El domingo siguiente, el templo estaba medio vacío. En bancos enteros de las primeras filas no había nadie. El cura por primera vez se sintió inquieto y esta vez pensó que quizás los que se habían marchado lo juzgaban aún excesivamente conservador. Así que pronunció su sermón endureciendo el borrador inicial con una redacción más explícita de la que tenía prevista, aunque sin modificar sus ideas. Llegó a decir que los sacramentos no tenían realidad sustancial, sino que eran meros simbolismos, prácticamente prescindibles. Se mostró sin ambages contrario al celibato sacerdotal y por último terminó apoyando que la Iglesia donara todas sus riquezas y se desprendiera de “ritualismos vacíos”, para volver a la pureza primitiva del Evangelio. Un feligrés, entusiasmado, inició unos aplausos, que empezaron a ser seguidos por otros, y que el propio sacerdote, azorado, hubo de cortar.

El domingo siguiente, sólo había en misa un matrimonio de ancianos. A la salida, y sin ocultar su desconcierto, el cura abordó a los dos únicos asistentes. Tras agradecerles que hubieran acudido a la eucaristía, les preguntó directamente si conocían las causas del descenso de asistencia.

–Tal vez –quiso sonsacarles el sacerdote, un tanto herido– los fieles se sienten más atraídos por otra parroquia cercana, con un cura joven que seguramente es muy abierto y moderno…

-Oh, no, en absoluto, mosén –respondió la anciana–, la gente habla muy bien de usted.
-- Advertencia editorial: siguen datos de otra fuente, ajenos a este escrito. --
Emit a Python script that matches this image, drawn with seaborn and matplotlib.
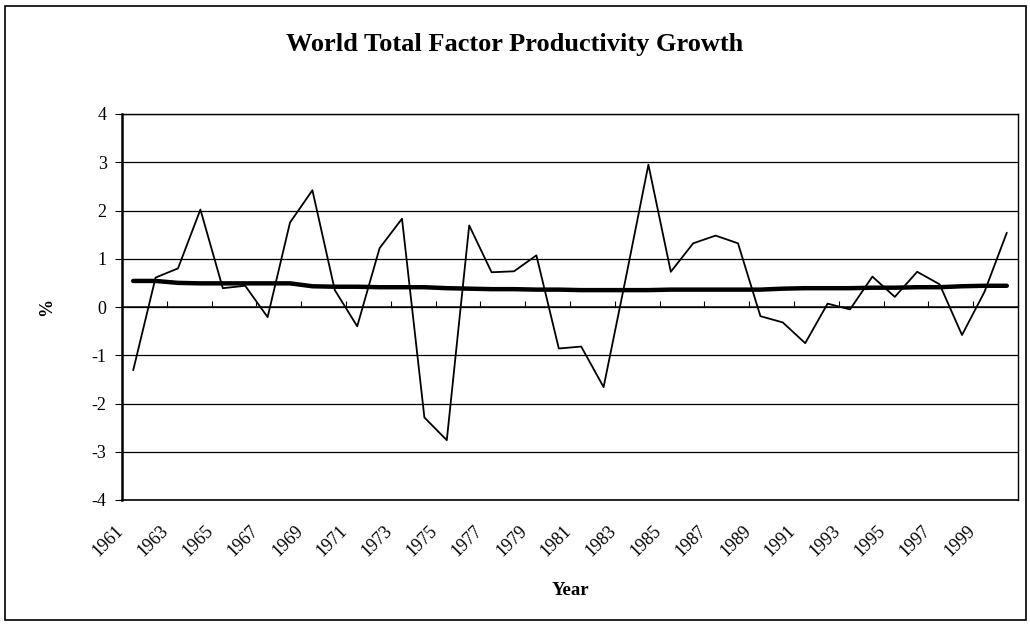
import numpy as np
import pandas as pd
import matplotlib
matplotlib.use("Agg")
import matplotlib.pyplot as plt
from matplotlib.patches import Rectangle
from matplotlib.transforms import ScaledTranslation
import seaborn as sns

# Annual world TFP growth (%) and its smoothed trend, 1961-2000
years = list(range(1961, 2001))
tfp_growth = [
    -1.31, 0.61, 0.80, 2.02, 0.39, 0.44, -0.21, 1.75, 2.42, 0.35,
    -0.40, 1.22, 1.83, -2.29, -2.76, 1.69, 0.72, 0.74, 1.07, -0.86,
    -0.82, -1.66, 0.62, 2.95, 0.73, 1.32, 1.48, 1.32, -0.19, -0.32,
    -0.75, 0.07, -0.05, 0.63, 0.21, 0.73, 0.47, -0.58, 0.31, 1.54,
]
trend = [
    0.54, 0.54, 0.50, 0.49, 0.49, 0.49, 0.49, 0.49, 0.43, 0.42,
    0.42, 0.41, 0.41, 0.41, 0.39, 0.38, 0.37, 0.37, 0.36, 0.36,
    0.35, 0.35, 0.35, 0.35, 0.36, 0.36, 0.36, 0.36, 0.36, 0.38,
    0.39, 0.39, 0.39, 0.40, 0.40, 0.41, 0.41, 0.43, 0.44, 0.44,
]
year_labels = [str(y) for y in range(1961, 2000, 2)]
y_ticks = [4, 3, 2, 1, 0, -1, -2, -3, -4]

df = pd.DataFrame({"Year": years, "TFP": tfp_growth, "Trend": trend})

sns.set_theme(style="white")
plt.rcParams["font.family"] = ["Liberation Serif", "DejaVu Serif"]
plt.rcParams["text.color"] = "black"
plt.rcParams["axes.labelcolor"] = "black"
plt.rcParams["xtick.color"] = "black"
plt.rcParams["ytick.color"] = "black"

fig = plt.figure(figsize=(10.30, 6.24), dpi=100)
ax = fig.add_axes([122 / 1030, 1 - 500 / 624, (1018 - 122) / 1030, (500 - 114) / 624])

# horizontal gridlines at every whole percent
for v in y_ticks:
    ax.axhline(v, color="black", lw=0.9, zorder=1)

sns.lineplot(data=df, x="Year", y="TFP", ax=ax, color="black", lw=1.3, zorder=3)
sns.lineplot(data=df, x="Year", y="Trend", ax=ax, color="black", lw=3.2, zorder=2)

ax.set_xlim(1960.5, 2000.5)
ax.set_ylim(-4, 4)
ax.set_yticks(y_ticks)
ax.set_yticklabels([str(v) for v in y_ticks], fontsize=13)
ax.tick_params(axis="y", direction="out", length=5, width=0.8, color="black", pad=6, left=True)

ax.set_xticks(list(range(1961, 2000, 2)))
ax.set_xticklabels(year_labels, rotation=45, ha="right", rotation_mode="anchor", fontsize=13)
ax.tick_params(axis="x", length=0, pad=16, bottom=True)
shift = ScaledTranslation(-18 / 100, 0, fig.dpi_scale_trans)
for lbl in ax.get_xticklabels():
    lbl.set_transform(lbl.get_transform() + shift)

# category axis drawn through zero with small marks between year pairs
zero_axis = ax.secondary_xaxis(0.5)
zero_axis.set_xticks(np.arange(1960.5, 2001, 2))
zero_axis.set_xticklabels([])
zero_axis.tick_params(axis="x", direction="out", length=4, width=0.8, color="black")
zero_axis.spines["bottom"].set_linewidth(0.9)

for side in ["left", "bottom", "top", "right"]:
    ax.spines[side].set_visible(True)
    ax.spines[side].set_color("black")
ax.spines["left"].set_linewidth(1.8)
ax.spines["bottom"].set_linewidth(1.2)
ax.spines["top"].set_linewidth(1.0)
ax.spines["right"].set_linewidth(1.0)

ax.set_xlabel("Year", fontsize=13.5, fontweight="bold", labelpad=16)
ax.set_ylabel("%", fontsize=13, fontweight="bold", labelpad=26)

fig.text(515 / 1030, 1 - 45 / 624, "World Total Factor Productivity Growth",
         ha="center", va="center", fontsize=19, fontweight="bold")

# chart frame
fig.patches.append(Rectangle((5 / 1030, 4 / 624), 1021 / 1030, 614 / 624,
                             transform=fig.transFigure, fill=False,
                             edgecolor="black", lw=1.2))

fig.savefig("out.png", dpi=100, facecolor="white")
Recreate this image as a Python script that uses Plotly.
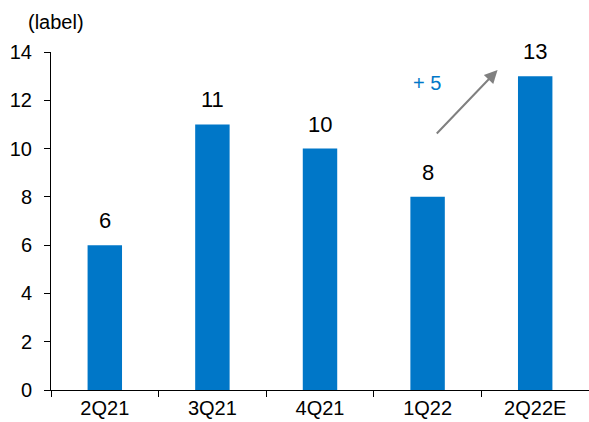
import plotly.graph_objects as go

categories = ["2Q21", "3Q21", "4Q21", "1Q22", "2Q22E"]
values = [6, 11, 10, 8, 13]
y_ticks = [0, 2, 4, 6, 8, 10, 12, 14]
unit_label = "(label)"
delta_label = "+ 5"

BAR = "#0077C8"
FONT = "Liberation Sans, Arial, sans-serif"

fig = go.Figure()
fig.add_trace(go.Bar(x=categories, y=values, marker=dict(color=BAR, line=dict(width=0)),
                     width=0.32, hoverinfo="skip"))

for c, v in zip(categories, values):
    fig.add_annotation(x=c, y=v, text=str(v), showarrow=False, yanchor="bottom",
                       yshift=10, font=dict(size=22, color="#000000", family=FONT))

# growth arrow
fig.add_annotation(x=3.65, y=13.25, ax=3.072, ay=10.56, xref="x", yref="y",
                   axref="x", ayref="y", text="", showarrow=True, arrowhead=2,
                   arrowsize=1.3, arrowwidth=2, arrowcolor="#808080", standoff=0)
fig.add_annotation(x=2.99, y=12.72, text=delta_label, showarrow=False,
                   font=dict(size=20, color=BAR, family=FONT))

fig.add_annotation(x=(56 - 51) / 538, y=1 + (52 - 22) / 338, xref="paper", yref="paper",
                   text=unit_label, showarrow=False, xanchor="center", yanchor="middle",
                   font=dict(size=20, color="#000000", family=FONT))

fig.update_layout(
    width=589, height=422,
    margin=dict(l=51, r=0, t=52, b=32),
    plot_bgcolor="white", paper_bgcolor="white",
    showlegend=False,
    font=dict(family=FONT, size=20, color="#000000"),
)
fig.update_xaxes(type="category", showline=True, linecolor="#000000", linewidth=1,
                 ticks="outside", ticklen=6, tickcolor="#000000", tickson="boundaries",
                 showgrid=False, tickfont=dict(size=20), range=[-0.5, 4.5])
fig.update_yaxes(range=[0, 14], tickvals=y_ticks, showline=True, linecolor="#000000",
                 linewidth=1, ticks="outside", ticklen=6, tickcolor="#000000",
                 ticklabelstandoff=8,
                 showgrid=False, zeroline=False, tickfont=dict(size=20))

fig.write_html("out.html")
Lo que pasa es que algunos curas dan a entender que no hace falta ir a misa ni creer en el catecismo, que basta con ser buenos. Y claro, hay tantas cosas que hacer los domingos…–La anciana dijo esto con una inocente sonrisa, sin que nada indicara que estaba aludiendo a su interlocutor, salvo quizás un cierto brillo en su mirada.

–Entonces… ¿por qué ustedes siguen viniendo a misa? –preguntó el cura ya francamente intrigado.

–Bueno –dijo la anciana casi con tono de disculpa–, es que mi marido y yo estamos algo sordos, y durante los sermones nos quitamos los audífonos. Quizás por eso seguimos siendo católicos –dijo la anciana con la misma sonrisa, aunque quizás un brillo algo más penetrante en sus ojos.